____ Record excerpts

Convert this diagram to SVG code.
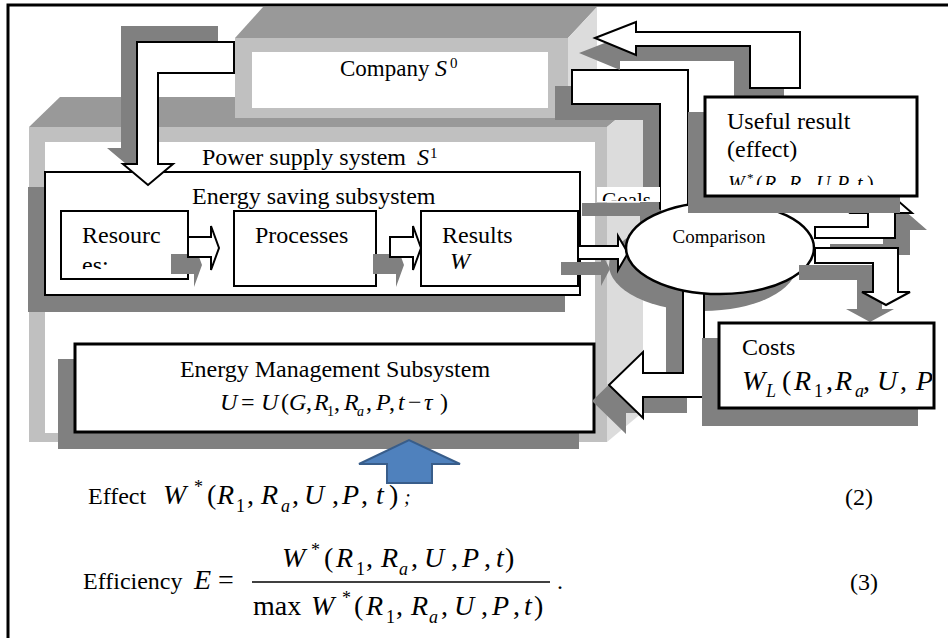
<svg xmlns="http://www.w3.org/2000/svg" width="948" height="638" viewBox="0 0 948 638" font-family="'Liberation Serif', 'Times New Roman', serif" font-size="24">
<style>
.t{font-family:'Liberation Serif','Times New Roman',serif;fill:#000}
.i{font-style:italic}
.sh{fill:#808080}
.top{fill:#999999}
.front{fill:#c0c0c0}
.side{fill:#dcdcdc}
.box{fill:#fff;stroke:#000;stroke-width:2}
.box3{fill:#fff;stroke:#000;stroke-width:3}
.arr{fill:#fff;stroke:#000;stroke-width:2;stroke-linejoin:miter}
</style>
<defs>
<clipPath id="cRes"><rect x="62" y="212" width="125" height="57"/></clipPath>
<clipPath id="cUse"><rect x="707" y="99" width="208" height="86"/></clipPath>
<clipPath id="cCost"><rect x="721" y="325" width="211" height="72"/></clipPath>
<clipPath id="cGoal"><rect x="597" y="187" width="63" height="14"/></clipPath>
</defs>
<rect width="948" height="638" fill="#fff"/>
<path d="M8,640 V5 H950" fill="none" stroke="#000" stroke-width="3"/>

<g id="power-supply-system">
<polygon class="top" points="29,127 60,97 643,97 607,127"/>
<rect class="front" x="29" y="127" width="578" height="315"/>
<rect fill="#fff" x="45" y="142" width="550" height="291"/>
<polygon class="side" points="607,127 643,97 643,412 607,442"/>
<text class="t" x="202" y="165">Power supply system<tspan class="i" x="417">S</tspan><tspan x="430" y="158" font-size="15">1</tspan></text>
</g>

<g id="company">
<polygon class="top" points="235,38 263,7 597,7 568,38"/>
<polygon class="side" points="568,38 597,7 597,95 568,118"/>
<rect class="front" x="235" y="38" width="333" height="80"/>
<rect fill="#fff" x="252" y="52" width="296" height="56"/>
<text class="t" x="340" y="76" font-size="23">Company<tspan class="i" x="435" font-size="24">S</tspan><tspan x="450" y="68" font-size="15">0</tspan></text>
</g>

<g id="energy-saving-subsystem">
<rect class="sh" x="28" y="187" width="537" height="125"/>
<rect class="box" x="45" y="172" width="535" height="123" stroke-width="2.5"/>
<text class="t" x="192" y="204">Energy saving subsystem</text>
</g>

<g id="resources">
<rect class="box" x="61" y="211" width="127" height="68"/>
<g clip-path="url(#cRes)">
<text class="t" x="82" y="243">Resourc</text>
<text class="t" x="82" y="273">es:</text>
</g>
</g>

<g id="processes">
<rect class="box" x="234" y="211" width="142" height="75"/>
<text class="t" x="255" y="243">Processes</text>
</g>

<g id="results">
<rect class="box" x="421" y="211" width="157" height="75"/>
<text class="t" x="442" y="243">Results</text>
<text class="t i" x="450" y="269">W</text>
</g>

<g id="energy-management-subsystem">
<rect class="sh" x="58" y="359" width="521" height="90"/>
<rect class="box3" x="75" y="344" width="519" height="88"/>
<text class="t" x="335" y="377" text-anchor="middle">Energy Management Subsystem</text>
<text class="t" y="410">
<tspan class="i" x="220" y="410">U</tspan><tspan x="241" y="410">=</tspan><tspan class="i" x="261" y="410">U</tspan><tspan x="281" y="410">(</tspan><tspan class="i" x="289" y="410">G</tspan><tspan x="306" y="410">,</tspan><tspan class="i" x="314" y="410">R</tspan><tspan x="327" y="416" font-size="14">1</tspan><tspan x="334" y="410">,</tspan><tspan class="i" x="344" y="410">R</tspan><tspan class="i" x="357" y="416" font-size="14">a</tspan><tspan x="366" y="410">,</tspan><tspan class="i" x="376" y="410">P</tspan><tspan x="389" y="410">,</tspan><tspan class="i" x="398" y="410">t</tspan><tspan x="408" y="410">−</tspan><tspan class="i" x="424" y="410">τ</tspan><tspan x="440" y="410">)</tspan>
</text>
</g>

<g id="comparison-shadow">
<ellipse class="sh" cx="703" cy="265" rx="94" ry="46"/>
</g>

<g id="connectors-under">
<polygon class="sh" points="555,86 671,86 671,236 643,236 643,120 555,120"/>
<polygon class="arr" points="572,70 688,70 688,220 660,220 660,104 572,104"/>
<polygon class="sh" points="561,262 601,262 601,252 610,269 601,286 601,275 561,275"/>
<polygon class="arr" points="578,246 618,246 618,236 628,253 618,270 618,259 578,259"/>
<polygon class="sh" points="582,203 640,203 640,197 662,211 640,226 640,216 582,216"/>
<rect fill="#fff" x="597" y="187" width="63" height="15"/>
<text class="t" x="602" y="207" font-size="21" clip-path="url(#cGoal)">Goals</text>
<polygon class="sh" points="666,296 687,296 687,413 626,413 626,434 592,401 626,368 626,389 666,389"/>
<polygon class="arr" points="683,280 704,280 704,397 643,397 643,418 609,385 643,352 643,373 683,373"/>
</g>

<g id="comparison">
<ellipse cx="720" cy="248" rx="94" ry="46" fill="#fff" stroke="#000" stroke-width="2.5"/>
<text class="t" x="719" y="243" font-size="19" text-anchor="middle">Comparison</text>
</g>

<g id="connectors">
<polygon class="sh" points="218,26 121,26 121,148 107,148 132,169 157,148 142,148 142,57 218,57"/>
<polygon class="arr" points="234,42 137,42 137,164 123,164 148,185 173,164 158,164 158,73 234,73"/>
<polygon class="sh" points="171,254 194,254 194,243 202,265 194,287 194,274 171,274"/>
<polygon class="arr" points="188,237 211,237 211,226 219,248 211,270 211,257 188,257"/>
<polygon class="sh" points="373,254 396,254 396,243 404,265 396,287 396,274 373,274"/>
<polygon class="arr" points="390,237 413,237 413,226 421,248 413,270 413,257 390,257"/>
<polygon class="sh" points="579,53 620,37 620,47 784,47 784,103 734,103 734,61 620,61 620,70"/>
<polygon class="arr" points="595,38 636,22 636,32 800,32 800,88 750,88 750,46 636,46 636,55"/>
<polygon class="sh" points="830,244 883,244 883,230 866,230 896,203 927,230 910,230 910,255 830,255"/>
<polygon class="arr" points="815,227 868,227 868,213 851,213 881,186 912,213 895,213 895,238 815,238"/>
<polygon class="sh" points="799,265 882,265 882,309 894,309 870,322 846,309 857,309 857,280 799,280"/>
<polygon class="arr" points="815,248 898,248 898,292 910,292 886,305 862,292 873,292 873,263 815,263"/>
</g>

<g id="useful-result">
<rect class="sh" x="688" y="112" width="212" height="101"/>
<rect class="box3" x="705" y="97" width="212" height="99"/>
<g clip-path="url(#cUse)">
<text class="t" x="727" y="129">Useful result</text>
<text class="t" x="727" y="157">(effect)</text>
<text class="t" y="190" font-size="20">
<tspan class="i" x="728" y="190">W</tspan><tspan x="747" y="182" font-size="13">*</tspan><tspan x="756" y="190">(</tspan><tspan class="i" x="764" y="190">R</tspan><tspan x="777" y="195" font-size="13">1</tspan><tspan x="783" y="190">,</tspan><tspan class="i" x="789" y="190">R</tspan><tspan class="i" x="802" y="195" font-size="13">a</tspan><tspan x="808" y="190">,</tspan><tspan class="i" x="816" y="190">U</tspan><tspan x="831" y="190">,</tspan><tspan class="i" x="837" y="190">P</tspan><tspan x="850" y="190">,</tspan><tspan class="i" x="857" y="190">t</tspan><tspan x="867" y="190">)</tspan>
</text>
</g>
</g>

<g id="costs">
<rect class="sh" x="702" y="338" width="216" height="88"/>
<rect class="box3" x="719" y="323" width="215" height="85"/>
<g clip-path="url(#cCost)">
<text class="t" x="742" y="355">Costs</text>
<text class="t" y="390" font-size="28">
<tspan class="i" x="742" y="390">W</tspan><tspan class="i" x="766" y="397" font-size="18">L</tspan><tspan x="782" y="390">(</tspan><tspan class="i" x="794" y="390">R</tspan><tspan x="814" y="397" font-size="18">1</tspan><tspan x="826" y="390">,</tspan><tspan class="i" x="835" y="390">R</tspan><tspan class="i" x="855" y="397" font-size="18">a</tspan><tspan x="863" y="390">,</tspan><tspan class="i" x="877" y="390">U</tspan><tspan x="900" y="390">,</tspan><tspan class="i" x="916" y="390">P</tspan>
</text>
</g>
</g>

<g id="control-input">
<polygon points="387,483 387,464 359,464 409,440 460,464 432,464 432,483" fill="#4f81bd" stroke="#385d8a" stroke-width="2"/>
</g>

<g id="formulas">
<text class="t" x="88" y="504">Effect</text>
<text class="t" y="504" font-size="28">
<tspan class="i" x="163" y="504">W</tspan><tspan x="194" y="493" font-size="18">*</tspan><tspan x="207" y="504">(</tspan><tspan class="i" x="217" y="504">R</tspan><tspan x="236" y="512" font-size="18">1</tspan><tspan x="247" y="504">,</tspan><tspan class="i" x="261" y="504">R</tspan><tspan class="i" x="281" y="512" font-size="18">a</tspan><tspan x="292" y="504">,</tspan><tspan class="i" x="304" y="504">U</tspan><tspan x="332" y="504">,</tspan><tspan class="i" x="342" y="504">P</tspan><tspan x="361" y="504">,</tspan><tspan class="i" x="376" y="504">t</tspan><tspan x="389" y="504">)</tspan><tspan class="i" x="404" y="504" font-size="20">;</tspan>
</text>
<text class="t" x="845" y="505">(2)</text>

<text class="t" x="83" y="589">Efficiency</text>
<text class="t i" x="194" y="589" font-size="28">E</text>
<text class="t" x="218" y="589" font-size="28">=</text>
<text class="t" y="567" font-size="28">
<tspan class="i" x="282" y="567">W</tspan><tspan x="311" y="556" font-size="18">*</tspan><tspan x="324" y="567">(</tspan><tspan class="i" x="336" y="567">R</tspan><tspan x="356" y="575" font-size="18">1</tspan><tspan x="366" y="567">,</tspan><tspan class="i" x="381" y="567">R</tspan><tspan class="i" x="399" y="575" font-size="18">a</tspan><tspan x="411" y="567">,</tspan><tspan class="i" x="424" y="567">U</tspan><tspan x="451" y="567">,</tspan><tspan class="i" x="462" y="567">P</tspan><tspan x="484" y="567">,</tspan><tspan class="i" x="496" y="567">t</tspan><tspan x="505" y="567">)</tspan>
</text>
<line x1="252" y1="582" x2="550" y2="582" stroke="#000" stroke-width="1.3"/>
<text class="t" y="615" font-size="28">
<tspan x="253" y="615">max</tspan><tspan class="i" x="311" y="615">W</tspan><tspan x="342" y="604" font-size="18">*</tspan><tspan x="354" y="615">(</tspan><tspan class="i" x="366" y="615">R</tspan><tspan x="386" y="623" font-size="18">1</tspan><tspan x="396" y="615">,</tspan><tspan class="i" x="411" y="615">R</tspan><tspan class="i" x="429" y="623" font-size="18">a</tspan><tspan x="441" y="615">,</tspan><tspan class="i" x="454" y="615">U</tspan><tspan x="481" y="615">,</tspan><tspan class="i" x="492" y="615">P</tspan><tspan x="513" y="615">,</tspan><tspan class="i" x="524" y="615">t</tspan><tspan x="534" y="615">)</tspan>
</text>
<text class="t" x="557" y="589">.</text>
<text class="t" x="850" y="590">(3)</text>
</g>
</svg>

________
____ Record excerpts

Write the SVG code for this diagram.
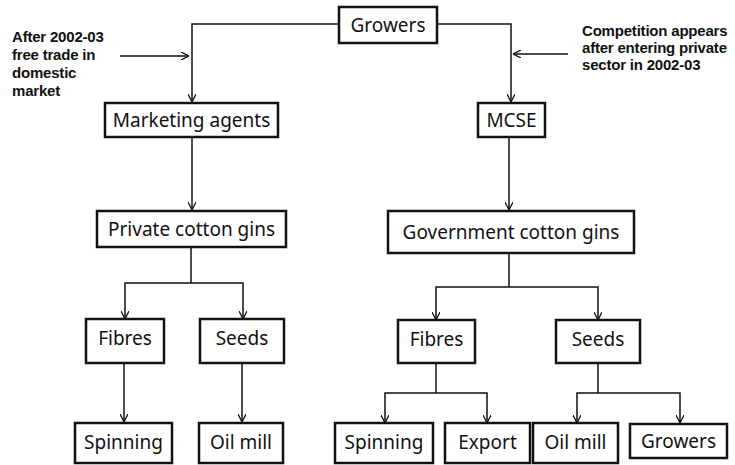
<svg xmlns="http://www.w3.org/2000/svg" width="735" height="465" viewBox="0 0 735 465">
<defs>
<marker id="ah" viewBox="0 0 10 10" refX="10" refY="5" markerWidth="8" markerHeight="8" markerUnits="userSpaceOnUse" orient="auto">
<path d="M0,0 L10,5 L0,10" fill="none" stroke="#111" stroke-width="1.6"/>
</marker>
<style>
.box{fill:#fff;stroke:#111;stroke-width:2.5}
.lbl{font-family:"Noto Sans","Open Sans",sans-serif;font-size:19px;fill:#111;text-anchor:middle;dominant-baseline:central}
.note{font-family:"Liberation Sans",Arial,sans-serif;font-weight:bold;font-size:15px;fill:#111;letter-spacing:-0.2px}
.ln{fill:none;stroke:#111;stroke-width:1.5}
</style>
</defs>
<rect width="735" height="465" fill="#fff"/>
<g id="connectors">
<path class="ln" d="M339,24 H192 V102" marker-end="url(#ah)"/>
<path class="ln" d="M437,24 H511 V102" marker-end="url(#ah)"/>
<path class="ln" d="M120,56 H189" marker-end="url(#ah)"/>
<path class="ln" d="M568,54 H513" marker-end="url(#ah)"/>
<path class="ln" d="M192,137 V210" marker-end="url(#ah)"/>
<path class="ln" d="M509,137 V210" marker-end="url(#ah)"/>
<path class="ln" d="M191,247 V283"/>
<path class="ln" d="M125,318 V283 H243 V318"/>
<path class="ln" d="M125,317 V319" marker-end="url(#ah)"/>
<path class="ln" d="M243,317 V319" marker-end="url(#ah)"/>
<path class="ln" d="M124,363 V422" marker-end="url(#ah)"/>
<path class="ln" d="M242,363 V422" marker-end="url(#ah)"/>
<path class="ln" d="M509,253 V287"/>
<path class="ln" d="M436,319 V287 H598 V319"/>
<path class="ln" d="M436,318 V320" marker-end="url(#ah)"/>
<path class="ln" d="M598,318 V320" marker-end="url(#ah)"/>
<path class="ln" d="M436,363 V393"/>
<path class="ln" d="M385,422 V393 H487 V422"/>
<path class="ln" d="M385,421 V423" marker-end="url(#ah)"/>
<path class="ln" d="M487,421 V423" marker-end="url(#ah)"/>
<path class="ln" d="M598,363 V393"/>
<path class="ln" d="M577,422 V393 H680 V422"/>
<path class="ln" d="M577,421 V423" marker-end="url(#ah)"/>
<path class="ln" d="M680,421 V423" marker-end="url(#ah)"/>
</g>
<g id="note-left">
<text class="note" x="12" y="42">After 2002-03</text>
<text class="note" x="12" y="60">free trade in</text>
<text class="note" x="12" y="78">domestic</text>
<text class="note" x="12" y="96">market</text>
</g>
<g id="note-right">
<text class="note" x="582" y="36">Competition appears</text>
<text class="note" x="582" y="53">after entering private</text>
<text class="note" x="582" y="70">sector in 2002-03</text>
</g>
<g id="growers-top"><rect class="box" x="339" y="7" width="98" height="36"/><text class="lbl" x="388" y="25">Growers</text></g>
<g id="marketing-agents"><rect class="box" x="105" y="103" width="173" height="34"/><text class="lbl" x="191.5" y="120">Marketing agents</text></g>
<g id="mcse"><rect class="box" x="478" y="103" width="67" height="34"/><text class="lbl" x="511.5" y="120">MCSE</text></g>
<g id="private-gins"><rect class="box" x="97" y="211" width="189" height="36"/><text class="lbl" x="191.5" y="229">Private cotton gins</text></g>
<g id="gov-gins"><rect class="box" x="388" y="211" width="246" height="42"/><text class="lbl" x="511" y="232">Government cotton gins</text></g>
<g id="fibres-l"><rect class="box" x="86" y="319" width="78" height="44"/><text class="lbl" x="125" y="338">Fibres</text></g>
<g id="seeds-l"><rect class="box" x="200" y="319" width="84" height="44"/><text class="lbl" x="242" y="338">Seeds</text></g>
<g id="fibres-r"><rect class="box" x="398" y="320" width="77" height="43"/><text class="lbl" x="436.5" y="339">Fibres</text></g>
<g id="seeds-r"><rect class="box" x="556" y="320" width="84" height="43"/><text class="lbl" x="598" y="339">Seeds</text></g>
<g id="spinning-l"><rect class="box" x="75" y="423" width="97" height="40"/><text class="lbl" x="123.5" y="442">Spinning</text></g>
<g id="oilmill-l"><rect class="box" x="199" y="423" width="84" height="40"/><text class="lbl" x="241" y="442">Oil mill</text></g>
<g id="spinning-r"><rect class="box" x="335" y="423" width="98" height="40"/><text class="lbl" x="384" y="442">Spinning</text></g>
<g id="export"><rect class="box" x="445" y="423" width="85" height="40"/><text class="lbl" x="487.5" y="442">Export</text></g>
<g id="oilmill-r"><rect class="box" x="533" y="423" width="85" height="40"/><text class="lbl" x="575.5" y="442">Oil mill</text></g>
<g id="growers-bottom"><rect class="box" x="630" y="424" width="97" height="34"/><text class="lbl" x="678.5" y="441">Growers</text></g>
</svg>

________
____ Record excerpts

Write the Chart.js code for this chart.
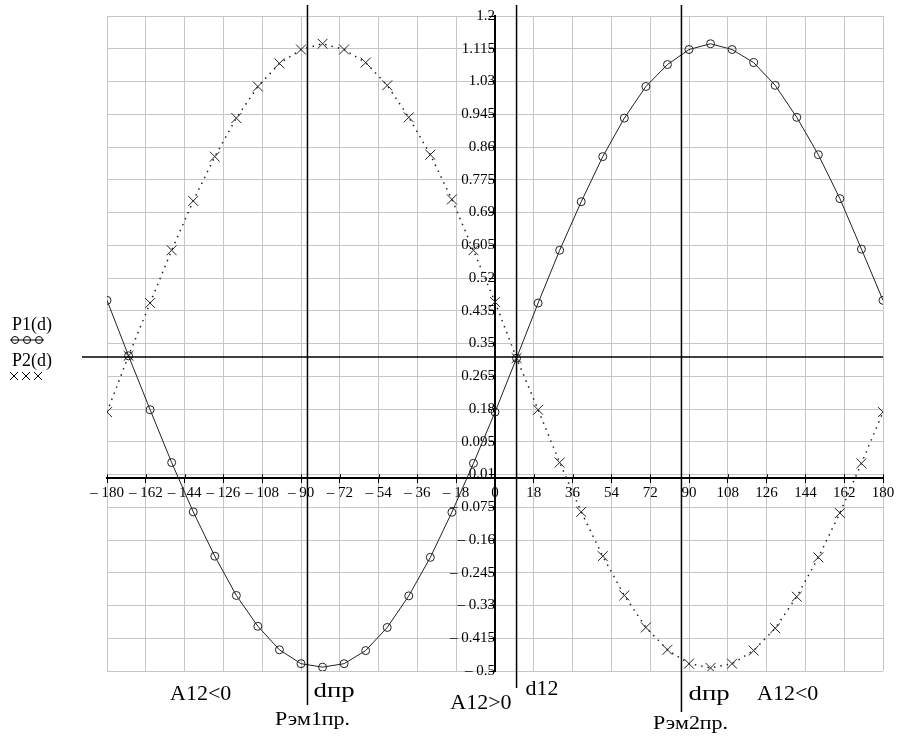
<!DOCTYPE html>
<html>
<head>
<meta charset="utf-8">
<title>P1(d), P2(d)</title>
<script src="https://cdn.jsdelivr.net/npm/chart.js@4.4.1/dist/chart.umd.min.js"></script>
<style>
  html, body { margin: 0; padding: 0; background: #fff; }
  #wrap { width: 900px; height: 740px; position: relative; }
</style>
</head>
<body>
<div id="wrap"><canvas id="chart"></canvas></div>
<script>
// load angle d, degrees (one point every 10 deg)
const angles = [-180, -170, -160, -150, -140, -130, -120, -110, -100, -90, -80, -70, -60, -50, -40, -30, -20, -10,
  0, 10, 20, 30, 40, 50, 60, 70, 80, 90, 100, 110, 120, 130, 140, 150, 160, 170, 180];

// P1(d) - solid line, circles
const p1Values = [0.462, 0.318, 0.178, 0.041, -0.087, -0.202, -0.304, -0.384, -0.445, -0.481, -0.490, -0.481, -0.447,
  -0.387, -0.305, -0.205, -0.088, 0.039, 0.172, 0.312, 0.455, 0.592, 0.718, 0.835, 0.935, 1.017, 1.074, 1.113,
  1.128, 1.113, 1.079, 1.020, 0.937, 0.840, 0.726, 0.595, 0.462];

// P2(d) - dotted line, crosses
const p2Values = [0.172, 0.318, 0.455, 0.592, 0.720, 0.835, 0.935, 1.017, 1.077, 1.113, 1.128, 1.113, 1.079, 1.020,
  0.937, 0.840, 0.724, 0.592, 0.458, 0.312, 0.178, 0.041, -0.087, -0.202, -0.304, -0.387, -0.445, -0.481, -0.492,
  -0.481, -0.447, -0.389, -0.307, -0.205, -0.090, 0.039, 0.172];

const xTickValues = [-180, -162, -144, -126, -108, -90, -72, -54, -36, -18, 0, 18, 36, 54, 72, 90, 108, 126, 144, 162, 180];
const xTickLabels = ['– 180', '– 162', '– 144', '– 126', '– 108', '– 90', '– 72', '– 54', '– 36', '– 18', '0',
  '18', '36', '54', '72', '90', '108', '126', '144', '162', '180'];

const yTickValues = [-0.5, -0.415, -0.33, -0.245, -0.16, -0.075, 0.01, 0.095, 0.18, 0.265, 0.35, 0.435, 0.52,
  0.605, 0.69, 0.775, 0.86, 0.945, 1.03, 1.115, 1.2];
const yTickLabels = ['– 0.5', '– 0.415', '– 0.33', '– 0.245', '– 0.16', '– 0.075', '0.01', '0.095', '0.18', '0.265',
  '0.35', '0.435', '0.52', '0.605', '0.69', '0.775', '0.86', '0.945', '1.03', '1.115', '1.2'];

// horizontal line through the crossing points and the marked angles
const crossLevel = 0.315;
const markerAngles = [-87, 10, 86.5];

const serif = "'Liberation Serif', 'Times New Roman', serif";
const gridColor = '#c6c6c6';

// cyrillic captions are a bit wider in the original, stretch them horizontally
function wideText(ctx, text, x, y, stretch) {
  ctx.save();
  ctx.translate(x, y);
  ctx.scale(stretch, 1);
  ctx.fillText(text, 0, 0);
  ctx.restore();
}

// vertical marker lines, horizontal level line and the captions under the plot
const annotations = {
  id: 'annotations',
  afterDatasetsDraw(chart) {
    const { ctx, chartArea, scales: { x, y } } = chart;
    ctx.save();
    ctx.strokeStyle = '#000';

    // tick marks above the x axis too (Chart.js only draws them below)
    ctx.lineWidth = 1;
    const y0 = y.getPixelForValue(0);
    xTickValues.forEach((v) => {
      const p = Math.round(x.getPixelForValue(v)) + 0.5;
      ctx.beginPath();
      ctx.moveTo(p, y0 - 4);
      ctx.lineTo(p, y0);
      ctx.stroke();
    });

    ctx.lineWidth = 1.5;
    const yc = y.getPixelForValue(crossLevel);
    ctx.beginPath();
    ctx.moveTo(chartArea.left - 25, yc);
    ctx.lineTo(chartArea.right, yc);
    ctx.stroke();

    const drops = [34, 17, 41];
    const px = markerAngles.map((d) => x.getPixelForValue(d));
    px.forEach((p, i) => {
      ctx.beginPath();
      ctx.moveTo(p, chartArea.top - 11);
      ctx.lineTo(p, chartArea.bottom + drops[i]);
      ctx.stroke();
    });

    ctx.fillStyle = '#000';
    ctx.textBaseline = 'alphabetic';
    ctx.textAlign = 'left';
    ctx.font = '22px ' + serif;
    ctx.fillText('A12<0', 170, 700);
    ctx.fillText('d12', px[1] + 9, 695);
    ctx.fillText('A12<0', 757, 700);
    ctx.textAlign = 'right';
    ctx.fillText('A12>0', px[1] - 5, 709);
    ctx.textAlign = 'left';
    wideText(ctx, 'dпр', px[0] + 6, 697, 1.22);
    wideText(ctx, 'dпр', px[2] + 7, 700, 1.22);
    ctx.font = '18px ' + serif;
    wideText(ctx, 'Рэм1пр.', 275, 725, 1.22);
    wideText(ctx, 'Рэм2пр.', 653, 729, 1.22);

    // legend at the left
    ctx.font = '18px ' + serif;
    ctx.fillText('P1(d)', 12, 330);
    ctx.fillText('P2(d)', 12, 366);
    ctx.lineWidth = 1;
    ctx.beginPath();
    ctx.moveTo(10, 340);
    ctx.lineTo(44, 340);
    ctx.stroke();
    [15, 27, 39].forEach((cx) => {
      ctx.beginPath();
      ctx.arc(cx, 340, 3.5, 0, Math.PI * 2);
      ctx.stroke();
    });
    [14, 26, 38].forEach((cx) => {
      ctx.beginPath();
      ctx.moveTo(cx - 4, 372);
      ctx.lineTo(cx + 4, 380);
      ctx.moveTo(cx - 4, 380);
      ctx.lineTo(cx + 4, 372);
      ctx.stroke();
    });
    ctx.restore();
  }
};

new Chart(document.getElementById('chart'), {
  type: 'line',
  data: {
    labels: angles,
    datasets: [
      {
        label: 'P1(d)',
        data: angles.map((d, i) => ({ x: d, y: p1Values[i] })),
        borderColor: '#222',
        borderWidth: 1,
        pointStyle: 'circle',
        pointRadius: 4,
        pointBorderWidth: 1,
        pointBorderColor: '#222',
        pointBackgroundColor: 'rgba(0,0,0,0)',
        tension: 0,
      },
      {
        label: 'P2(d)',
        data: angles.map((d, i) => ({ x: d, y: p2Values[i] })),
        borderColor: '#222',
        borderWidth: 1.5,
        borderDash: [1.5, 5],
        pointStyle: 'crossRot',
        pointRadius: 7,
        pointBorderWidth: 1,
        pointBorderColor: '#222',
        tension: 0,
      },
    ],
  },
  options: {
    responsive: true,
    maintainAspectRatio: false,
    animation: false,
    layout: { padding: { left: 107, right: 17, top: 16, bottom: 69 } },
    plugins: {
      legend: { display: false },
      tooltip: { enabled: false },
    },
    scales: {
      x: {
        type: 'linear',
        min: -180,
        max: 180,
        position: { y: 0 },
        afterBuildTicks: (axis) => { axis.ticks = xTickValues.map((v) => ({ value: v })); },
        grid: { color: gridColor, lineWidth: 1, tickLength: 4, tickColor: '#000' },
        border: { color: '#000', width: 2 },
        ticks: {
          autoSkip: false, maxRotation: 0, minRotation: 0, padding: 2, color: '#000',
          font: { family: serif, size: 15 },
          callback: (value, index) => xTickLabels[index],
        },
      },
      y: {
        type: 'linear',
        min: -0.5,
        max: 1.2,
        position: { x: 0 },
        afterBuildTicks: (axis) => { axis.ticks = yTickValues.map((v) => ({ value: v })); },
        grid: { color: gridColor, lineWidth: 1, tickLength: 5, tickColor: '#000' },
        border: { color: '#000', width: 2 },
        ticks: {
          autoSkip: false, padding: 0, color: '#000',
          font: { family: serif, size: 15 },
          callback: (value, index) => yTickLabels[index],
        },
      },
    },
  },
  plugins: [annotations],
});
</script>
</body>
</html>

________

> **Work to do**
Collect every line with the string "code" from the records, and copy each.

> **Solution for this task**
Convert this diagram to SVG code.
Write the SVG code for this diagram.
Write the Chart.js code for this chart.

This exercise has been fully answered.